In discussions about these systems, it was clear that the differences between the databases were simply a result of them being separate, and not due to any fundamental disagreements between developers. Everyone is keen to see them merged.
This spec proposes:
A standard format for these files.
A standard location for them.
The new format is very similar to the KDE format. However, only the tags used in this example are valid:
[MIME-Info text/html] Encoding=UTF-8 Comment=HTML document Comment[af]=... [... etc. other translations ] Patterns=*.htm;*.html; Contents=(starts-with "<HTML")
Specifically, all KDE-specific tags have been removed, as well as the Icon field. Although all desktops need a way to determine the icon for a particular type, the icon used will depend on desktop, and not only on the file type.
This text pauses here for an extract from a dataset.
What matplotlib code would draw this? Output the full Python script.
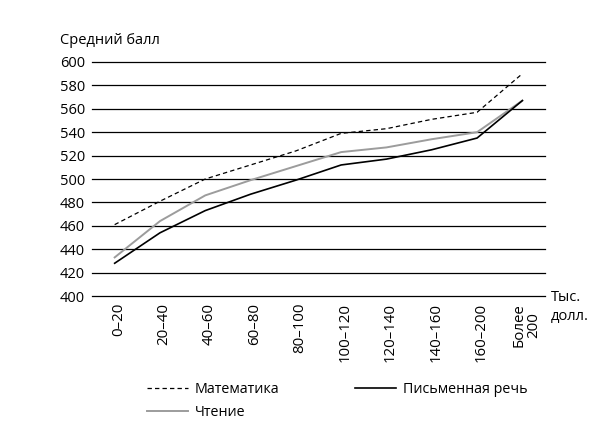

Although not part of the name-to-type mapping, the Comment field is left in for the sake of not having too many files.
KDE's Patterns field replaces GNOME's and ROX's ext/regex fields, since it is trivial to detect a pattern in the form '*.ext' and store it in an extension hash table internally. The full power of regular expressions was not being used by either desktop, and glob patterns are more suitable for filename matching anyway.
Applications MUST first try a case-sensitive match, then a case-insensitive
one. This is so that
main.C will be seen as a C++ file,
IMAGE.GIF will still use the *.gif pattern.
The value of the Contents attribute is a scheme expression. If the expression evaluates to a true value then the file is assumed to be of this type. Since scanning a file's contents can be very slow, applications may choose to do pattern matching first and only fallback to content matching, or not perform it at all.
This is just a vague proposal at the moment. Also, need a list of functions to provide.
If several patterns match then the longest pattern SHOULD be used. In
particular, files with multiple extensions (such as
Data.tar.gz) MUST match the longest sequence of extensions
(eg '*.tar.gz' in preference to '*.gz'). Literal patterns (eg, 'Makefile') must
be matched before all others. It is acceptable to match patterns of the form
'*.text' before other wildcarded patterns (that is, to special-case extensions
using a hash table).
If the same pattern is defined twice, then they SHOULD be ordered by the directory the rule came from (this is to allow users to override the system defaults if, for example, they are using a common extension to mean something else). If they came from the same directory, either can be used.
If the same type is defined in several places, the Patterns and Comments MUST be merged. If two different comments are provided for the same MIME type in the same language, they should be ordered by directory as before.
Common types (such as MS Word Documents) will be provided in the X Desktop Group's package, which SHOULD be required by all applications using this specification. Since each application will then only be providing information about its own type, conflicts should be rare.
Unlike the KDE system, the files are not arranged in the filesystem by type.
This approach is only possible for a tightly coordinated system. Consider,
for example, that ROX-Filer adds a mapping from
.DirIcon to 'image/png'. This cannot be specified in
a file called
image/png.desktop without conflicting
with existing definitions for the type.
Since files are not named by type, each file may contain multiple types. The files should be named by the package that they come from to avoid conflicts and reduce loading times.
The directories to be used to load these files are:
Programs modifying any of these files MUST update the modification time on
the parent (
mime-info) directory so that applications can
easily detect the change. The rules from the directories in this list take
precedence over conflicting rules from earlier directories. Thus, the user's
settings take precedence over all others.
The system described in this document is intended to allow different programs to see the same file as having the same type. This is to help interoperability. The type determined in this way is only a guess, and an application MUST NOT trust a file based simply on its MIME type. For example, a downloader should not pass a file directly to a launcher application without confirmation simply because the type looks `harmless' (eg, text/plain).